Zinc oxide (ZnO) powder is positioned inside an alumina tube in a horizontal high-temperature tube furnace. Under vacuum, the material is heated to approximately 1,000 degrees Celsius, at which point an argon carrier gas is introduced. Heating continues until the furnace reaches approximately 1,400 degrees. The nanohelix structures form on a polycrystalline aluminum oxide (Al2O3) substrate in the furnace.

Heating the zinc oxide powder in a vacuum leads to formation of structures with polar surfaces. When the carrier gas is introduced, the growth changes to minimize the polar surfaces, creating the superlattice structure with mismatches at the crystalline interfaces. The nanohelices begin and end with conventional single-crystal nanobelt structures.

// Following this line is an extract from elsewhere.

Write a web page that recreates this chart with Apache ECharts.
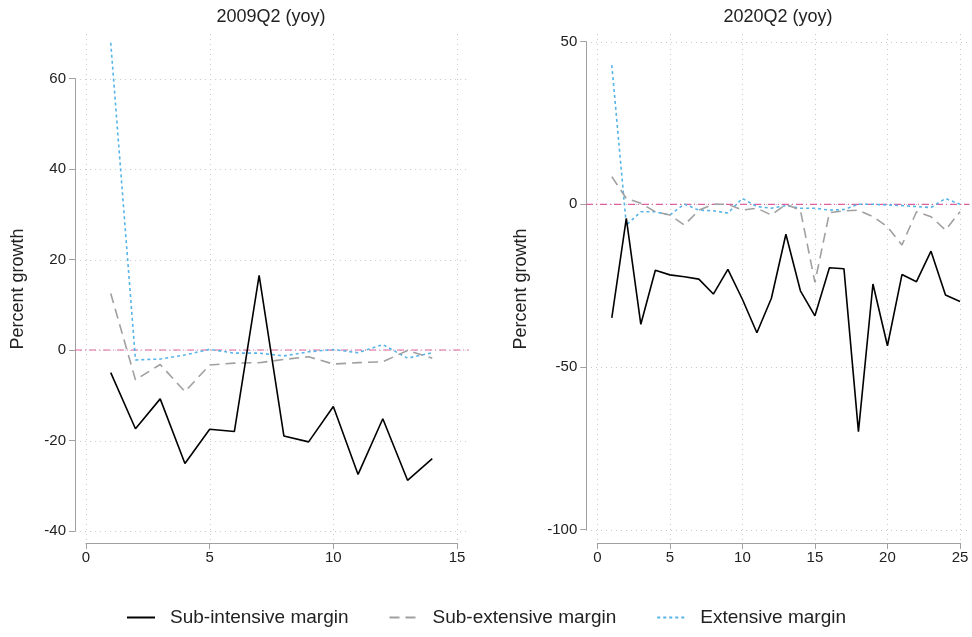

Formation of a nanohelix is initiated from a single-crystal stiff nanoribbon that is dominated by polar surfaces. An abrupt structural transformation of the single-crystal nanoribbon into stripes of the superlattice-structured nanobelt leads to the formation of a uniform nanohelix due to rigid structural alteration, Wang said. The superlattice nanobelt is a periodic, coherent, epitaxial and parallel assembly of two alternating stripes of zinc oxide crystals oriented with their c-axes perpendicular to one another. Transforming the partially polar-surface-dominated nanobelt into a non-polar-surface-dominated single-crystal nanobelt terminates growth of the nanohelix.

The first dozen batches of nanohelices produced a yield of only about 10 percent, but the researchers believe that can be improved over time. Thus far, the team has produced nearly 20 different zinc oxide nanostructures, including nanobelts, aligned nanowires, nanotubes, nanopropellor arrays, nanobows, nanosprings, nanorings, nanobowls and others. And there may yet be other structures discovered.

A wideband semiconductor, zinc oxide also has interesting piezoelectric and optical properties, can produce ultraviolet laser emissions and shows electroluminescence at room temperature. Those properties make it potentially useful in many applications.